Edmunds’ test team recently published the results of its real-world range testing for electric vehicles. Notably, every Tesla the team tested in 2020 came up short of matching the EPA’s range estimate. Almost all other EVs Edmunds tested met or exceeded those estimates.
That result, as you can likely guess, ruffled some feathers at Tesla headquarters.
A CHALLENGE FROM TESLA
The lackluster results prompted the automaker to reach out to the Edmunds test team. Tesla’s engineers disputed our figures and argued that by stopping our EV range tests at zero indicated miles, rather than pressing on until the battery died, we were underestimating their vehicles’ true range.
Tesla said its vehicles have a safety buffer that ensures drivers can keep going even when the indicated range displayed zero miles. And when you factored in this buffer, Tesla argued, it would allow their vehicles to match the EPA range estimates, which are typically measured when the battery is fully depleted.
It was a challenge we at Edmunds were up for, so we rented a 7.5-mile-long closed-course oval at an unaffiliated automaker’s proving ground in California’s Mojave Desert. This facility allowed us to safely drive five EVs until their battery power completely ran out. Tesla provided a Model 3 Long Range for us to test.

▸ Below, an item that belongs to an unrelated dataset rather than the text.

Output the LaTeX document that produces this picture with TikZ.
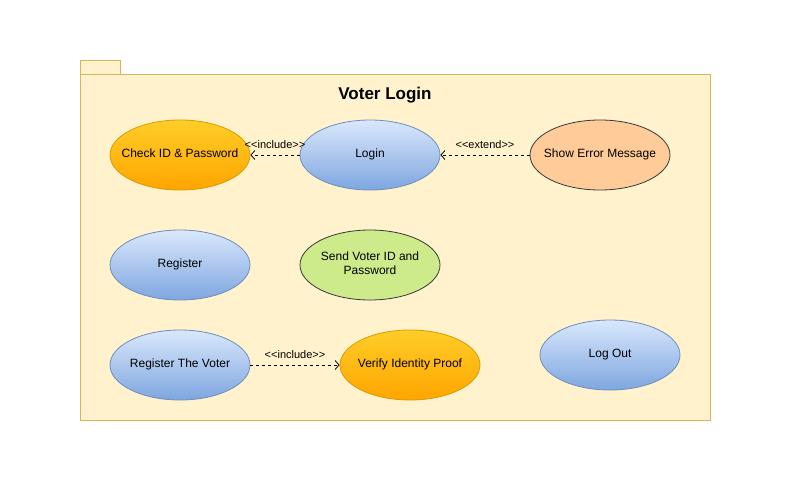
\documentclass[tikz,border=0pt]{standalone}
\usepackage{fontspec}
\setmainfont{Liberation Sans}
\usetikzlibrary{shapes.geometric,arrows.meta}
\definecolor{pkgfill}{HTML}{FFF2CC}
\definecolor{pkgline}{HTML}{D6B656}
\definecolor{orTop}{HTML}{FFCD28}
\definecolor{orBot}{HTML}{FFA500}
\definecolor{orLine}{HTML}{D79B00}
\definecolor{blTop}{HTML}{DAE8FC}
\definecolor{blBot}{HTML}{7EA6E0}
\definecolor{blLine}{HTML}{6C8EBF}
\definecolor{peach}{HTML}{FFCC99}
\definecolor{lime}{HTML}{CDEB8B}
\definecolor{darkLine}{HTML}{36393D}
\newcommand\uctext[1]{\raisebox{-1.5pt}{\makebox[0pt]{\begin{tabular}{@{}c@{}}#1\end{tabular}}}}
\tikzset{
  uc/.style={ellipse, minimum width=140pt, minimum height=70pt, inner sep=0pt, font=\fontsize{12}{14}\selectfont, line width=0.8pt},
  ucorange/.style={uc, draw=orLine, top color=orTop, bottom color=orBot},
  ucblue/.style={uc, draw=blLine, top color=blTop, bottom color=blBot},
  ucpeach/.style={uc, draw=darkLine, fill=peach},
  uclime/.style={uc, draw=darkLine, fill=lime},
  dep/.style={dashed, line width=0.8pt, -{Straight Barb[length=4pt,width=9pt]}},
  deplabel/.style={font=\fontsize{11}{13}\selectfont, inner sep=1pt},
}
\begin{document}
\begin{tikzpicture}[x=1pt,y=-1pt]
\useasboundingbox (0,0) rectangle (800,500);
\fill[white] (0,0) rectangle (800,500);
% package
\draw[pkgline, fill=pkgfill, line width=0.8pt] (80,60) rectangle (120,74);
\draw[pkgline, fill=pkgfill, line width=0.8pt] (80,74) rectangle (710,420);
\node[font=\fontsize{17}{20}\selectfont\bfseries] (title) at (385,95) {Voter Login};
% use cases
\node[ucorange] (check) at (180,155) {\uctext{Check ID \& Password}};
\node[ucblue] (login) at (370,155) {\uctext{Login}};
\node[ucpeach] (error) at (600,155) {\uctext{Show Error Message}};
\node[ucblue] (register) at (180,265) {\uctext{Register}};
\node[uclime] (send) at (370,265) {\uctext{Send Voter ID and\\Password}};
\node[ucblue] (regvoter) at (180,365) {\uctext{Register The Voter}};
\node[ucorange] (verify) at (410,365) {\uctext{Verify Identity Proof}};
\node[ucblue] (logout) at (610,355) {\uctext{Log Out}};
% relations
\draw[dep] (login) -- (check);
\draw[dep] (error) -- (login);
\draw[dep] (regvoter) -- (verify);
\node[deplabel] (l1) at (275,145) {<{}<include>{}>};
\node[deplabel] (l2) at (485,145) {<{}<extend>{}>};
\node[deplabel] (l3) at (295,355) {<{}<include>{}>};
\end{tikzpicture}
\end{document}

We also brought along the Edmunds-owned Model 3 Standard Range Plus and Model Y Performance used in our original range testing, plus two non-Teslas for comparison purposes: a Ford Mustang Mach-E and an Volkswagen ID.4. These were also provided by their manufacturers.
Most in-car range meters factor in your recent driving habits when forecasting the remaining range. Edmunds’ editors needed to drive the vehicles in the same manner to normalize the range meters and provide a level playing field.